NIPS 2017
Mon Dec 4th through Sat the 9th, 2017 at Long Beach Convention Center
Paper ID:2876
Title:Dualing GANs

Reviewer 1

To avoid the instability of the training curves present when training GANs generally, the paper proposes to solve the dual optimization problem for the discriminator rather than the primal problem, which is the standard GAN's formulation. The results show that dualizing the discriminator yields to monotonous training curves, which is not the case when considering the standard formulation where the training curves are spiky. Adopting the standard GAN approach, which is well-known in the literature, the paper proposes a new interesting way to solve the GAN's learning problem. The idea of dualizing the optimization problem is well motivated since it's fairly natural. Moreover, the proposed method is mathematically relevant and clearly validated by experiments. The paper is well written and the adopted formalism is consistent. Furthermore, the supplementary materials detail the experiments and the proofs of the main results, which are important to the paper's understanding. I have just a little remark concerning the figure 3 of the main paper: after convergence, it seems that Dualing-GAN may introduce some variance in the estimation of the real data distribution.

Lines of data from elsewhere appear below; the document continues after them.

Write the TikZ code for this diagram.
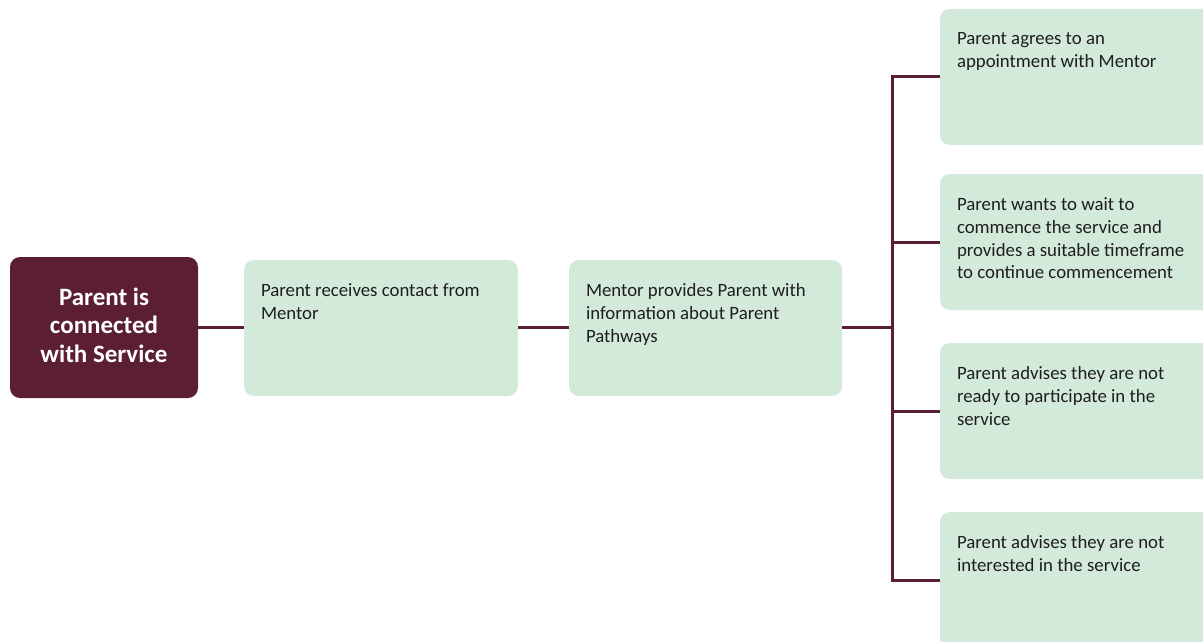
\documentclass[tikz,border=0pt]{standalone}
\usepackage{fontspec}
\setmainfont{Carlito}
\definecolor{maroon}{HTML}{5B1E34}
\definecolor{mint}{HTML}{D3E9DA}
\definecolor{txt}{HTML}{1E1E1E}
\tikzset{
  gbox/.style={fill=mint, rounded corners=10pt, inner sep=0pt, minimum height=136pt},
  dbox/.style={fill=maroon, rounded corners=10pt, inner sep=0pt},
  gtext/.style={anchor=north west, align=left, inner sep=0pt, text=txt,
    font=\fontsize{18.8pt}{22.8pt}\selectfont},
  dtext/.style={align=center, text=white, inner sep=0pt,
    font=\fontsize{25pt}{28.5pt}\selectfont\bfseries},
  conn/.style={draw=maroon, line width=3pt},
}
\begin{document}
\begin{tikzpicture}[x=1pt,y=-1pt]
\clip (0,0) rectangle (1203,642);
\fill[white] (0,0) rectangle (1203,642);
% left boxes
\node[dbox, minimum width=188pt, minimum height=141pt] (a) at (104,327.5) {};
\node[dtext] (at) at (104,325) {Parent is\\connected\\with Service};
\node[gbox, minimum width=274pt] (b) at (381,328) {};
\node[gtext] (bt) at ([shift={(17,23.5)}]b.north west) {Parent receives contact from\\Mentor};
\node[gbox, minimum width=273pt] (c) at (705.5,328) {};
\node[gtext] (ct) at ([shift={(17,23.5)}]c.north west) {Mentor provides Parent with\\information about Parent\\Pathways};
% right boxes
\node[gbox, minimum width=290pt] (r1) at (1085,77) {};
\node[gtext] (r1t) at ([shift={(17,23.5)}]r1.north west) {Parent agrees to an\\appointment with Mentor};
\node[gbox, minimum width=290pt] (r2) at (1085,242) {};
\node[gtext] (r2t) at ([shift={(17,23.5)}]r2.north west) {Parent wants to wait to\\commence the service and\\provides a suitable timeframe\\to continue commencement};
\node[gbox, minimum width=290pt] (r3) at (1085,411) {};
\node[gtext] (r3t) at ([shift={(17,23.5)}]r3.north west) {Parent advises they are not\\ready to participate in the\\service};
\node[gbox, minimum width=290pt] (r4) at (1085,580) {};
\node[gtext] (r4t) at ([shift={(17,23.5)}]r4.north west) {Parent advises they are not\\interested in the service};
% connectors
\coordinate (trunk) at (892.5,327);
\draw[conn] (a.east |- 0,327) -- (b.west |- 0,327);
\draw[conn] (b.east |- 0,327) -- (c.west |- 0,327);
\draw[conn] (c.east |- 0,327) -- (trunk);
\draw[conn, line cap=rect] (trunk |- r1.west) -- (trunk |- r4.west);
\draw[conn] (trunk |- r1.west) -- (r1.west);
\draw[conn] (trunk |- r2.west) -- (r2.west);
\draw[conn] (trunk |- r3.west) -- (r3.west);
\draw[conn] (trunk |- r4.west) -- (r4.west);
\end{tikzpicture}
\end{document}
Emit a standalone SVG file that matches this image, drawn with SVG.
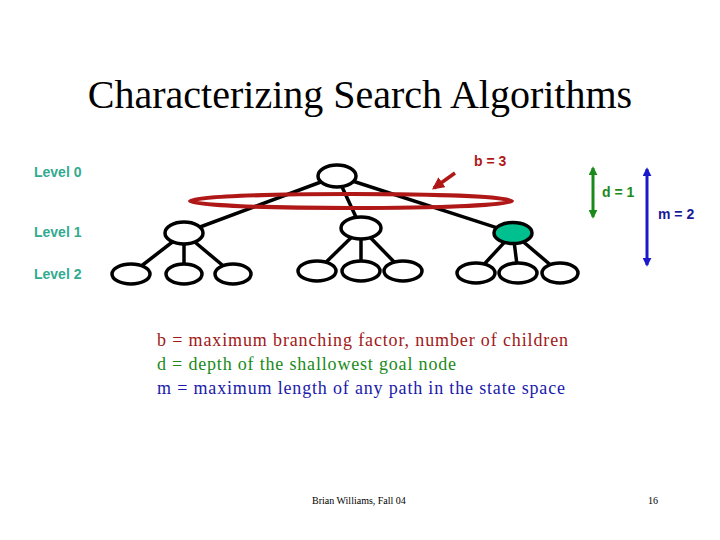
<svg xmlns="http://www.w3.org/2000/svg" width="720" height="540" viewBox="0 0 720 540">
<defs>
<style>
.n{fill:#fff;stroke:#000;stroke-width:3.5}
.e{stroke:#000;stroke-width:3.5;fill:none}
.lvl{font-family:"Liberation Sans",Arial,sans-serif;font-weight:bold;font-size:14px;fill:#33aa90}
.def{font-family:"Liberation Serif","Times New Roman",serif;font-size:18px}
</style>
<marker id="ag" viewBox="0 0 10 10" refX="8" refY="5" markerWidth="3" markerHeight="3" orient="auto-start-reverse"><path d="M0,0L10,5L0,10z" fill="#1a8a1a"/></marker>
<marker id="ab" viewBox="0 0 10 10" refX="8" refY="5" markerWidth="3" markerHeight="3" orient="auto-start-reverse"><path d="M0,0L10,5L0,10z" fill="#1a1acc"/></marker>
<marker id="arr" viewBox="0 0 10 10" refX="8" refY="5" markerWidth="3.5" markerHeight="3.5" orient="auto"><path d="M0,0L10,5L0,10z" fill="#b01818"/></marker>
</defs>
<rect width="720" height="540" fill="#fff"/>
<text x="360" y="108" text-anchor="middle" font-family="'Liberation Serif','Times New Roman',serif" font-size="40" fill="#000">Characterizing Search Algorithms</text>
<text class="lvl" x="34" y="177">Level 0</text>
<text class="lvl" x="34" y="237">Level 1</text>
<text class="lvl" x="34" y="279">Level 2</text>
<g id="connectors">
<line class="e" x1="337" y1="176" x2="184" y2="233"/>
<line class="e" x1="337" y1="176" x2="361" y2="228"/>
<line class="e" x1="337" y1="176" x2="513" y2="233"/>
<line class="e" x1="184" y1="233" x2="131" y2="274"/>
<line class="e" x1="184" y1="233" x2="184" y2="274"/>
<line class="e" x1="184" y1="233" x2="233" y2="274"/>
<line class="e" x1="361" y1="228" x2="317" y2="271"/>
<line class="e" x1="361" y1="228" x2="361" y2="271"/>
<line class="e" x1="361" y1="228" x2="403" y2="271"/>
<line class="e" x1="513" y1="233" x2="476" y2="273"/>
<line class="e" x1="513" y1="233" x2="518" y2="273"/>
<line class="e" x1="513" y1="233" x2="560" y2="273"/>
</g>
<g id="ring"><ellipse cx="351" cy="201" rx="161" ry="7" fill="none" stroke="#b01818" stroke-width="4"/></g>
<g id="root"><ellipse class="n" cx="337" cy="176" rx="19" ry="11"/></g>
<g id="n1a"><ellipse class="n" cx="184" cy="233" rx="19" ry="11"/></g>
<g id="n1b"><ellipse class="n" cx="361" cy="228" rx="20" ry="11"/></g>
<g id="n1c"><ellipse cx="513" cy="233" rx="19" ry="10.5" fill="#00c090" stroke="#000" stroke-width="3.5"/></g>
<g id="n2a"><ellipse class="n" cx="131" cy="274" rx="19" ry="10"/></g>
<g id="n2b"><ellipse class="n" cx="184" cy="274" rx="18" ry="10"/></g>
<g id="n2c"><ellipse class="n" cx="233" cy="274" rx="18" ry="10"/></g>
<g id="n2d"><ellipse class="n" cx="317" cy="271" rx="19" ry="10"/></g>
<g id="n2e"><ellipse class="n" cx="361" cy="271" rx="19" ry="10"/></g>
<g id="n2f"><ellipse class="n" cx="403" cy="271" rx="19" ry="10"/></g>
<g id="n2g"><ellipse class="n" cx="476" cy="273" rx="19" ry="10"/></g>
<g id="n2h"><ellipse class="n" cx="518" cy="273" rx="19" ry="10"/></g>
<g id="n2i"><ellipse class="n" cx="560" cy="273" rx="18" ry="10"/></g>
<line x1="455" y1="173" x2="434" y2="188" stroke="#b01818" stroke-width="3.5" marker-end="url(#arr)"/>
<text x="474" y="166" font-family="'Liberation Sans',Arial,sans-serif" font-weight="bold" font-size="14" fill="#b01818">b = 3</text>
<line x1="593" y1="168" x2="593" y2="217" stroke="#1a8a1a" stroke-width="3" marker-start="url(#ag)" marker-end="url(#ag)"/>
<text x="602" y="197" font-family="'Liberation Sans',Arial,sans-serif" font-weight="bold" font-size="14" fill="#1a8a1a">d = 1</text>
<line x1="647" y1="169" x2="647" y2="265" stroke="#1a1acc" stroke-width="3" marker-start="url(#ab)" marker-end="url(#ab)"/>
<text x="658" y="219" font-family="'Liberation Sans',Arial,sans-serif" font-weight="bold" font-size="14" fill="#1a1a99">m = 2</text>
<text class="def" x="157" y="346" fill="#a01818" textLength="411" lengthAdjust="spacing">b = maximum branching factor, number of children</text>
<text class="def" x="157" y="370" fill="#1a8a1a" textLength="299" lengthAdjust="spacing">d = depth of the shallowest goal node</text>
<text class="def" x="157" y="394" fill="#1a1aaa" textLength="408" lengthAdjust="spacing">m = maximum length of any path in the state space</text>
<text x="312" y="504" font-family="'Liberation Serif','Times New Roman',serif" font-size="10" fill="#000">Brian Williams, Fall 04</text>
<text x="648" y="504" font-family="'Liberation Serif','Times New Roman',serif" font-size="10" fill="#000">16</text>
</svg>
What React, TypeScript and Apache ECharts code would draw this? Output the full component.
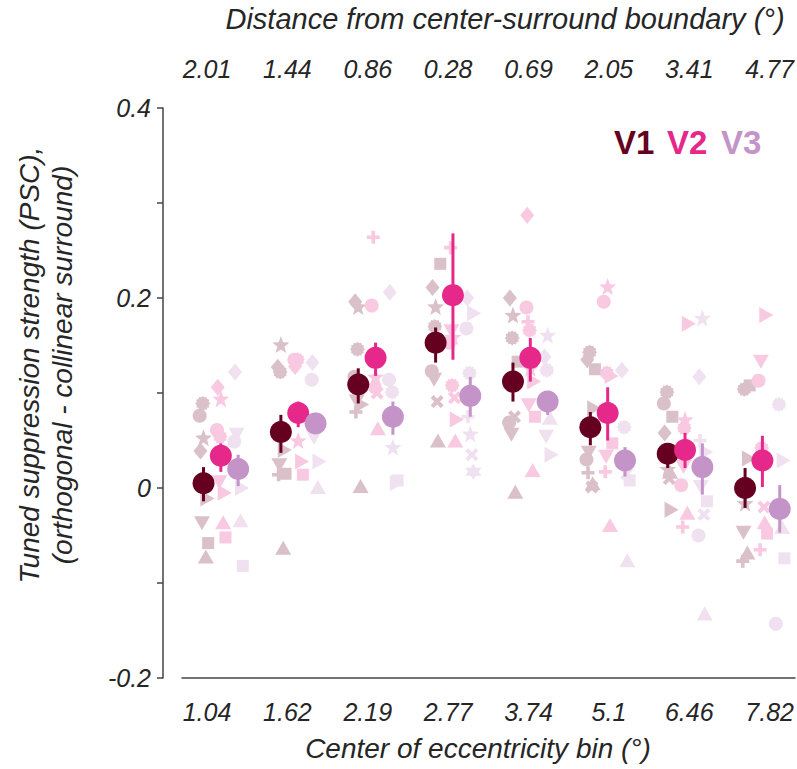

In fact, the variance per mode of the generated samples, using Dualing-GAN, seems to be bigger than the one, using standard GAN. I recommend the authors to discuss this point to make sure that there is no negative impact on the results in general.

Reviewer 2

This submission proposes an alternative view on GAN training by replacing the inner learning of the discriminator by its dual program. In the case of linear discriminators this leads to a stable and simpler maximization problem. The authors propose strategies to cope with non-linear discriminators, by either taking linear approximations to the cost function, or to the scoring function (typically the CNN in the case of image GANs). PROS: - The paper proposes an alternative and simple view on GAN training. - The paper reads well and the formalism is well chosen. - The proposed algorithm (with scoring function linearization) leads to interesting initial results on CIFAR and MNIST. CONS: - The proposed approach requires defining a dual variable for each sample z_i. Therefore, the dual program needs to be solved to satisfactory precision at each step. - If I am not mistaken, Claim 1 is simply the dual of a binary logistic linear classification problem. Then, it might be good to present it that way, and avoid calling that a "claim" as this is a classical result. - From a purely formatting point of view, the graphical presentation of results could be improved, as it is hard to read. Moreover, only several runs, and the corresponding learning curves are given. Would it be possible to give other quantitative measures? How often does GAN training diverge? Is the proposed algorithm helping that metric? Overall, I think that this paper gives a simple view on GAN training using the dual of the inner problem. I enjoyed reading the paper and both the formal and experimental results seem correct. Because of this I lean towards acceptance - however, since I am not a pure GAN expert, I may have misevaluated the importance of this work.

Reviewer 3

This paper proposes a new method to train GAN: firstly it assumes the discriminator is linear, then the GAN model is solved by dual optimization, secondly since the discriminator is non-linear, to train the GAN model using dual optimization, local linearization for the cost or score function is repeated used. Experiments show the effectiveness of the proposed approach. The innovation of in the scenario of optimization, is moderate. It is natural to derive corresponding dual optimization for the case of linear discriminator which has limited representation power for practical application as well as the case of local linearization. The experiments are not strong enough, specially the so-called instability problem is still not overcome or mitigated. The author should better illustrate the advantage of the proposed approach through the experiments.